Polio surveillance in real time
In the Horn of Africa, health workers are using application-based technology to respond to poliovirus outbreaks with greater speed and accuracy.
What is polio surveillance?
One of the most challenging aspects of polio eradication is timely disease surveillance: knowing where the poliovirus is lurking, so we can roll out targeted immunization activities quickly and effectively. With new tools, eradicators are getting the information they need in real time.
For the past three decades, there have been two approaches to find polio: passive and active surveillance. Passive surveillance involves health workers routinely reporting cases of acute flaccid paralysis (AFP) as they find them in health facilities. Active surveillance takes place where there is a higher level of concern that polio might be present. Experts go to hospitals, clinics and even community healers to search out cases of AFP. This approach, often called active case searching, reduces the risk that cases are missed due to human error – people forgetting to report AFP or health care workers or community healers not knowing that they need to report the case.
However, in active case search the key steps of detecting, reporting and investigating the case might not always be happening consistently in all health facilities. There can be a delay of two months or more between a child being paralyzed, experts finding out and alerting the polio surveillance system. In an outbreak setting, this can be long enough for the virus to infect and paralyze more children, moving from one area to another. There was an obvious need to make the surveillance system even more reliable and time-sensitive to ensure the polio surveillance framework is as robust as ever.
Never missing a beat again
In order to ensure that active search is conducted timely with real time evidence the polio surveillance systems in Kenya, Ethiopia, Uganda, Eritrea, South Sudan, and Tanzania have adopted an easy-to-use, portable disease surveillance monitoring tool. It delivers unprecedented accuracy across huge areas. The best bit? Most people already have the basic component in their pockets: their mobile phones.

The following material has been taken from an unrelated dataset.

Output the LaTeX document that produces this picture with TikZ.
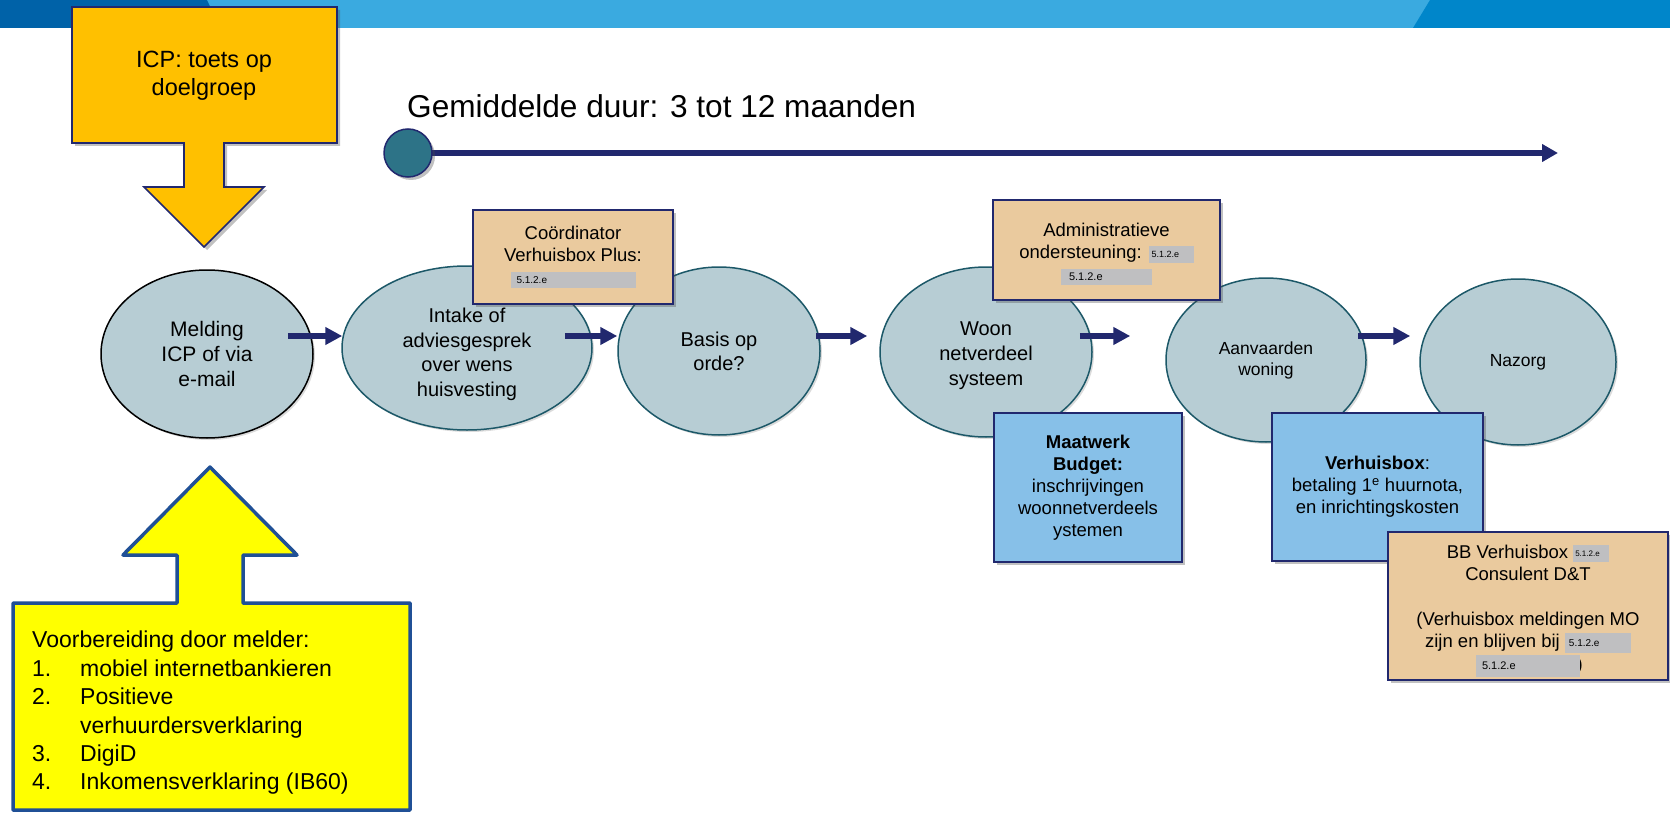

The tool is known as Integrated Surveillance and Routine Immunization Supervision. The idea is simple: surveillance officers use an app on their mobile phones to document active case searching as it happens, by tagging the location of every healthcare facility they visit and check.
“This provides real-time monitoring in the field. Previously, officers would report having done active case searching after the fact – like, ‘I was here and I did x, y, z’. But this is vulnerable to human error in remembering accurately. Sometimes, before we introduced it, someone would go to a distant, rural area and not be able to pinpoint their location on a map for others to follow up. Now, we are sure we are not missing things.” said Christopher Kamugisha, WHO’s Horn of Africa Outbreak Coordinator.
The app guides surveillance officers through a checklist (questions cover resources available at the facility, polio, measles and routine immunization) that they fill out and send then and there, using their mobile phones, even without an internet connection. It can also provide on-the-spot data analysis so that the surveillance officer can take immediate, evidence-based action.
With a swipe of the screen, users marry surveillance findings to the facility’s location and send the information to a centrally generated map. This gives staff at the national level a clearer picture of where surveillance is working and where it is not, including data on where possible polio cases are, so they know where to direct extra resources.
It also means health workers actively searching for AFP do not have to spend extra time ensuring the information gathered in the field is being shared with the right people for them to take action. For the ongoing outbreak of circulating vaccine-derived poliovirus in the Horn of Africa, this means better disease surveillance – and a better chance to protect children against polio.